Nietzche menganggap konsep ketuhanan telah mati, sehingga Zarathustra di sini menentang konsep tersebut. Konsep ketuhanan menurutnya sebuah penindasan karena manusia harus menaati apa pun ucapan Tuhan. Oleh karenanya, Zarathustra menolak kebenaran hanya berakar dari Tuhan karena di tanah yang ia pijak, hal dianggap salah bisa jadi benar, vice versa.
Zarathustra menolak konsep bahwa Tuhan itu adil dan menganggap bahwa Tuhan menggunakan dosa sebagai algojo dan anjing pelacak. Tuhan menghukum manusia jika melakukan dosa dan membiarkan manusia yang baik hidup tanpa imbalan. Oleh sebab itu, Zarathustra menganggap Tuhan hipokrit karena hanya menerima hamba sesuai nilai ketuhanannya tanpa memberi imbalan, sedangkan mereka yang melanggar dianggap harus dihukum dengan dosa.
Buku setebal 256 halaman ini telah diterjemahkan ke Bahasa Inggris dengan judul Thus Spoke Zarathustra, juga ke Bahasa Indonesia dengan judul Maka Bicaralah Zarathustra.
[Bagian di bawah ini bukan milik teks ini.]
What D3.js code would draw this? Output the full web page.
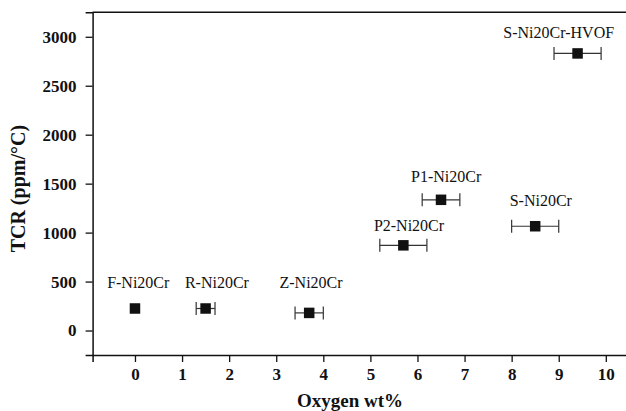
<!DOCTYPE html>
<html>
<head>
<meta charset="utf-8">
<script src="https://cdn.jsdelivr.net/npm/d3@7"></script>
<style>
  html, body { margin: 0; padding: 0; background: #fff; }
  svg { display: block; }
  svg text { font-family: 'Liberation Serif', 'DejaVu Serif', serif !important; fill: #111; }
</style>
</head>
<body>
<svg id="chart" width="626" height="411"></svg>
<script>
// Coatings, oxygen content (wt%) and TCR (ppm/°C)
const samples   = ["F-Ni20Cr", "R-Ni20Cr", "Z-Ni20Cr", "P2-Ni20Cr", "P1-Ni20Cr", "S-Ni20Cr", "S-Ni20Cr-HVOF"];
const oxygen    = [0, 1.5, 3.7, 5.7, 6.5, 8.5, 9.4];
const oxygenErr = [0, 0.2, 0.3, 0.5, 0.4, 0.5, 0.5];
const tcr       = [225, 225, 180, 870, 1335, 1065, 2830];
// Label anchors (in axis units: oxygen wt%, TCR)
const labelX    = [0.07, 1.74, 3.74, 5.82, 6.61, 8.62, 9.0];
const labelY    = [430, 430, 437, 1020, 1520, 1268, 2992];

const xTicks = [0, 1, 2, 3, 4, 5, 6, 7, 8, 9, 10];
const yTicks = [0, 500, 1000, 1500, 2000, 2500, 3000];

const svg = d3.select("#chart");
const plotLeft = 92.6, plotRight = 627, plotTop = 12.3, plotBottom = 355;

const x = d3.scaleLinear().domain([-0.9, 10.45]).range([plotLeft, plotRight]);
const y = d3.scaleLinear().domain([-250, 3250]).range([plotBottom, plotTop]);

// Minor ticks
const xMinor = d3.range(-0.5, 10.5, 1);
const yMinor = d3.range(-250, 3251, 500);

const gx = svg.append("g").attr("transform", `translate(0,${plotBottom})`);
gx.call(d3.axisBottom(x).tickValues(xMinor).tickSize(4).tickFormat(""));
gx.call(d3.axisBottom(x).tickValues(xTicks).tickSize(7).tickPadding(6).tickFormat(d3.format("d")));
gx.attr("font-family", null);
gx.selectAll(".domain").attr("stroke-width", 1.5).attr("stroke", "#111");
gx.selectAll(".tick line").attr("stroke-width", 1.3).attr("stroke", "#111");
gx.selectAll(".tick text").attr("font-size", 17).attr("font-weight", "bold");

const gy = svg.append("g").attr("transform", `translate(${plotLeft},0)`);
gy.call(d3.axisLeft(y).tickValues(yMinor).tickSize(4).tickFormat(""));
gy.call(d3.axisLeft(y).tickValues(yTicks).tickSize(7).tickPadding(9).tickFormat(d3.format("d")));
gy.attr("font-family", null);
gy.selectAll(".domain").attr("stroke-width", 1.5).attr("stroke", "#111");
gy.selectAll(".tick line").attr("stroke-width", 1.3).attr("stroke", "#111");
gy.selectAll(".tick text").attr("font-size", 17).attr("font-weight", "bold");

// Top frame line
svg.append("line")
  .attr("x1", plotLeft).attr("x2", plotRight).attr("y1", plotTop).attr("y2", plotTop)
  .attr("stroke", "#111").attr("stroke-width", 1.5);

// Horizontal error bars
const capH = 6.5;
const pts = samples.map((s, i) => ({ s, x: oxygen[i], e: oxygenErr[i], y: tcr[i], lx: labelX[i], ly: labelY[i] }));
const eb = svg.append("g").attr("stroke", "#333").attr("stroke-width", 1.2);
pts.filter(d => d.e > 0).forEach(d => {
  const cy = y(d.y);
  eb.append("line").attr("x1", x(d.x - d.e)).attr("x2", x(d.x + d.e)).attr("y1", cy).attr("y2", cy);
  eb.append("line").attr("x1", x(d.x - d.e)).attr("x2", x(d.x - d.e)).attr("y1", cy - capH).attr("y2", cy + capH);
  eb.append("line").attr("x1", x(d.x + d.e)).attr("x2", x(d.x + d.e)).attr("y1", cy - capH).attr("y2", cy + capH);
});

// Square markers
const m = 10.5;
svg.append("g").selectAll("rect").data(pts).join("rect")
  .attr("x", d => x(d.x) - m / 2).attr("y", d => y(d.y) - m / 2)
  .attr("width", m).attr("height", m).attr("fill", "#111");

// Sample labels
svg.append("g").selectAll("text").data(pts).join("text")
  .attr("x", d => x(d.lx)).attr("y", d => y(d.ly))
  .attr("text-anchor", "middle").attr("font-size", 16)
  .text(d => d.s);

// Axis titles
svg.append("text")
  .attr("x", 350).attr("y", 407)
  .attr("text-anchor", "middle").attr("font-size", 19).attr("font-weight", "bold")
  .text("Oxygen wt%");

svg.append("text")
  .attr("transform", `translate(25,${(plotTop + plotBottom) / 2 + 5}) rotate(-90)`)
  .attr("text-anchor", "middle").attr("font-size", 20).attr("font-weight", "bold")
  .text("TCR (ppm/°C)");
</script>
</body>
</html>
Meskipun demikian, buku karya Friedrich Nietzche ini tetap berat dibaca karena memiliki banyak istilah bersifat esoteris dan melibatkan beberapa teori yang harus dipahami. Selain itu, kata-kata Zarathustra dalam menyampaikan khutbahnya cukup radikal sehingga tidak jarang menimbulkan mispersepsi.
Terlepas dari kekurangannya, buku ini dapat memengaruhi manusia untuk tidak menjadi judgemental terhadap perilaku orang lain. Moral dari cerita ini, masih berkaitan dengan teori filsafat perspektivisme Friedrich Nietzche, bahwa kita tidak bisa menentukan baik atau buruknya seseorang dalam suatu masyarakat, karena setiap masyarakat memberikan standar yang berbeda.